Jan 08, 2009 16:39
There have been a special few books over the years from which I got that sense of just knowing after reading the first sentence or two. It could be knowing I'm in for a great ride. Or knowing this particular bundle of words and paper is going to change everything. Or perhaps having a sense that this is one of those books that I'm just going to read from cover-to-cover in one sitting. Or even knowing that I'd better have a box of tissues handy, or knowing that I'm going to love whatever piece of literature I'm holding in my hands... That sense of there you are, I've been waiting for you.
There are even fewer books that move me to tears.
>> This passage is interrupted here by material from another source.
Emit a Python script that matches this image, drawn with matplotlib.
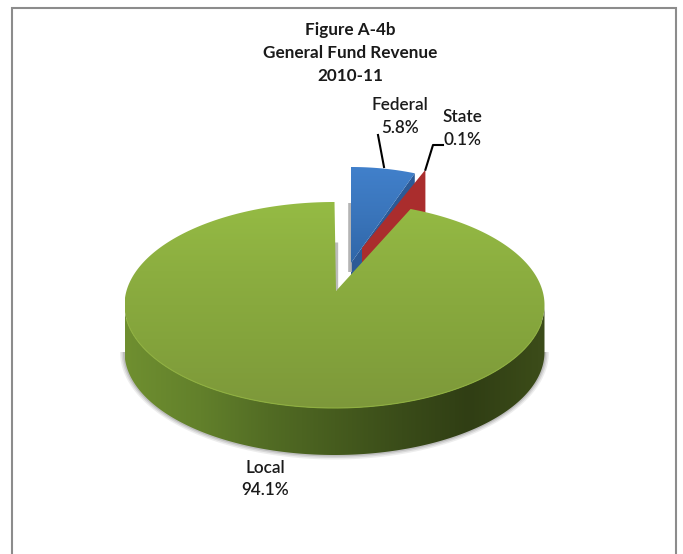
import numpy as np
import matplotlib
matplotlib.use('Agg')
import matplotlib.pyplot as plt
from matplotlib.colors import LinearSegmentedColormap
from matplotlib.patches import Polygon

plt.rcParams['font.family'] = ['Lato', 'DejaVu Sans']

# Chart data
categories = ['Federal', 'State', 'Local']
shares = [5.8, 0.1, 94.1]
title_lines = ['Figure A-4b', 'General Fund Revenue', '2010-11']

DEPTH = 47


def rim(cx, cy, a, b, start, stop, n=300):
    """Points on the pie rim, angles in degrees clockwise from the top"""
    t = np.radians(np.linspace(start, stop, n))
    return np.column_stack([cx + a * np.sin(t), cy - b * np.cos(t)])


def gradient_fill(ax, pts, colors, horizontal=False, zorder=2):
    """Fill a polygon with a linear gradient clipped to its outline"""
    x0, y0 = pts.min(axis=0)
    x1, y1 = pts.max(axis=0)
    cmap = LinearSegmentedColormap.from_list('fill', colors)
    ramp = np.linspace(0, 1, 256)
    ramp = ramp.reshape(1, -1) if horizontal else ramp.reshape(-1, 1)
    im = ax.imshow(ramp, cmap=cmap, extent=(x0, x1, y1, y0), aspect='auto',
                   interpolation='bilinear', zorder=zorder)
    outline = Polygon(pts, closed=True, transform=ax.transData,
                      facecolor='none', edgecolor='none')
    ax.add_patch(outline)
    im.set_clip_path(outline)


fig = plt.figure(figsize=(6.83, 5.54), dpi=100)
ax = fig.add_axes([0, 0, 1, 1])

# Slice angles from the shares, clockwise from 12 o'clock
edges = np.concatenate([[0], np.cumsum(shares)]) * 3.6
fed_start, fed_stop = edges[0], edges[1]
state_stop = edges[2]

# Frame around the chart area
ax.plot([12, 12, 676, 676], [554, 7.5, 7.5, 554], color='#8c8c8c', lw=1.5,
        solid_joinstyle='miter', zorder=1)

# Federal slice, pulled out of the pie
fx, fy, fa, fb = 351, 263, 179, 96
fed_arc = rim(fx, fy, fa, fb, fed_start, fed_stop, 60)
tip = fed_arc[-1]
fed_wall = np.array([[fx, fy], tip, tip + [0, DEPTH], [fx, fy + DEPTH]])
ax.add_patch(Polygon(fed_wall, closed=True, fc='#2c5a96', ec='none', zorder=2))
fed_face = np.vstack([[fx, fy], fed_arc])
gradient_fill(ax, fed_face, ['#4180cb', '#3a75bb', '#2f66a8'], zorder=3)

# State slice: so thin that only its cut wall shows
sx, sy, sa, sb = 362, 248, 175, 84
state_arc = rim(sx, sy, sa, sb, fed_stop, state_stop, 10)
outer = state_arc[-1]
state_wall = np.array([[sx, sy], outer, outer + [0, DEPTH], [sx, sy + DEPTH]])
ax.add_patch(Polygon(state_wall, closed=True, fc='#aa2d2d', ec='none', zorder=4))

# Thin shadows on the open cuts beside the gap
ax.plot([fx - 1.5, fx - 1.5], [fy - 60, fy + 9], color='#b4b4b4', lw=2.6,
        solid_capstyle='butt', zorder=2)
ax.plot([336, 336], [242, 290], color='#bcbcbc', lw=2.4,
        solid_capstyle='butt', zorder=2)

# Local slice
cx, cy, a, b = 334.5, 305, 210, 103
apex = np.array([336, 291])

# Soft shadow below the pie wall
for grow, alpha in zip([4.5, 3.0, 1.5], [0.10, 0.14, 0.20]):
    shadow = rim(cx, cy + DEPTH, a + grow, b + grow, 90, 270)
    ax.add_patch(Polygon(shadow, closed=True, fc='#555555', ec='none',
                         alpha=alpha, zorder=5))

wall_top = rim(cx, cy, a, b, 90, 270)
wall_bottom = rim(cx, cy + DEPTH, a, b, 90, 270)
wall = np.vstack([wall_top, wall_bottom[::-1]])
gradient_fill(ax, wall,
              [(0.0, '#6f8f30'), (0.18, '#62802b'), (0.34, '#526c24'),
               (0.5, '#465c1e'), (0.66, '#3a4c19'), (0.82, '#303e14'),
               (0.97, '#3a4a18'), (1.0, '#3c4c1a')],
              horizontal=True, zorder=6)

local_arc = rim(cx, cy, a, b, state_stop, 360, 600)
local_face = np.vstack([apex, local_arc])
gradient_fill(ax, local_face, ['#95bb44', '#8cae40', '#84a43c', '#7d983a'],
              zorder=7)
front = rim(cx, cy, a, b, 100, 262)
ax.plot(front[:, 0], front[:, 1], color='#8fb040', lw=0.8, zorder=8)

# Leader lines
ax.plot([378, 384], [135, 167], color='black', lw=1.5, zorder=9)
ax.plot([443, 433, outer[0]], [145, 145, outer[1]], color='black', lw=1.5, zorder=9)

# Title
for line, y in zip(title_lines, [30, 53, 76]):
    ax.text(350.5, y, line, ha='center', va='center', fontsize=12.3,
            fontweight='bold', color='#1a1a1a')

# Data labels
label_pos = {'Federal': (400, 105, 128), 'State': (462, 117, 140),
             'Local': (265, 468, 490)}
for name, share in zip(categories, shares):
    x, y1, y2 = label_pos[name]
    ax.text(x, y1, name, ha='center', va='center', fontsize=12.3,
            fontweight='semibold', color='#1a1a1a')
    ax.text(x, y2, f'{share:.1f}%', ha='center', va='center', fontsize=12.3,
            fontweight='semibold', color='#1a1a1a')

ax.set_xlim(0, 683)
ax.set_ylim(554, 0)
ax.axis('off')

fig.savefig('out.png', dpi=100, facecolor='white')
The Road by Cormac McCarthy falls into both categories.
My brother received this book for Christmas from my cousins. They gave me The Witches of Eastwick by John Updike which was girlier than I generally tend to read...and also more social commentary than I had patience for at the time. So I read about half of it and then decided to commandeer my brother's gift. Hey, he wasn't reading it...and I can't bear to have new books in the house that I haven't read (Hi...um, my name is Zaelia and I have a reading problem...Hi, Zaelia).
I'm not sure what I was expecting. Certainly it wasn't what I got. The Road is set in a grim, grey, post-apocalyptic world, and the prose is fairly sparse to match that. Not a word is wasted.
The Road is a survival story, focused on two unnamed protagonists: a man and a boy, a father and his young son who must navigate the barren, frequently dangerous landscape of an ex-america on their way south to the sea: winters have become too cold to survive longer in their last home. They're travelling the road with a shopping cart, a tarp or two, an ever-decreasing supply of food, some blankets, a couple toys for the boy, perhaps, and a gun with two bullets. And each other, "each the other's world entire". You can read it one of two ways: you can see the darkness and the devastation and the bleak regression of the human race to cannibals and marauders and God only knows what else...or you can see the love that keeps these two characters alive.
It winds up at just under 300 pages, so I consider it to be an average-sized novel. I finished it in one sitting of about 2 hours the first time I read it (I'm now midway through a second read-through, because I don't think I quite grasped it the first time). But it's no light read. It's dark and depressing and frightening...I cried at least once. However, over all this, there is a kind of bleak beauty to the writing. McCarthy is a master of words--much like Markus Zusak, though the two are very different stylistically.
Of course, one can't really describe this book. It must be read and felt and experienced to truly be understood.
If you only read one book this whole year to come, make it this one. I am, for all I've tried to explain it, speechless, deeply moved, and changed in some intangible but still important way.
...Also, it's going to be a movie, due out sometime this year. Viggo Mortensen will be the man, which is pitch-perfect casting, if you ask me. I can't wait to see it.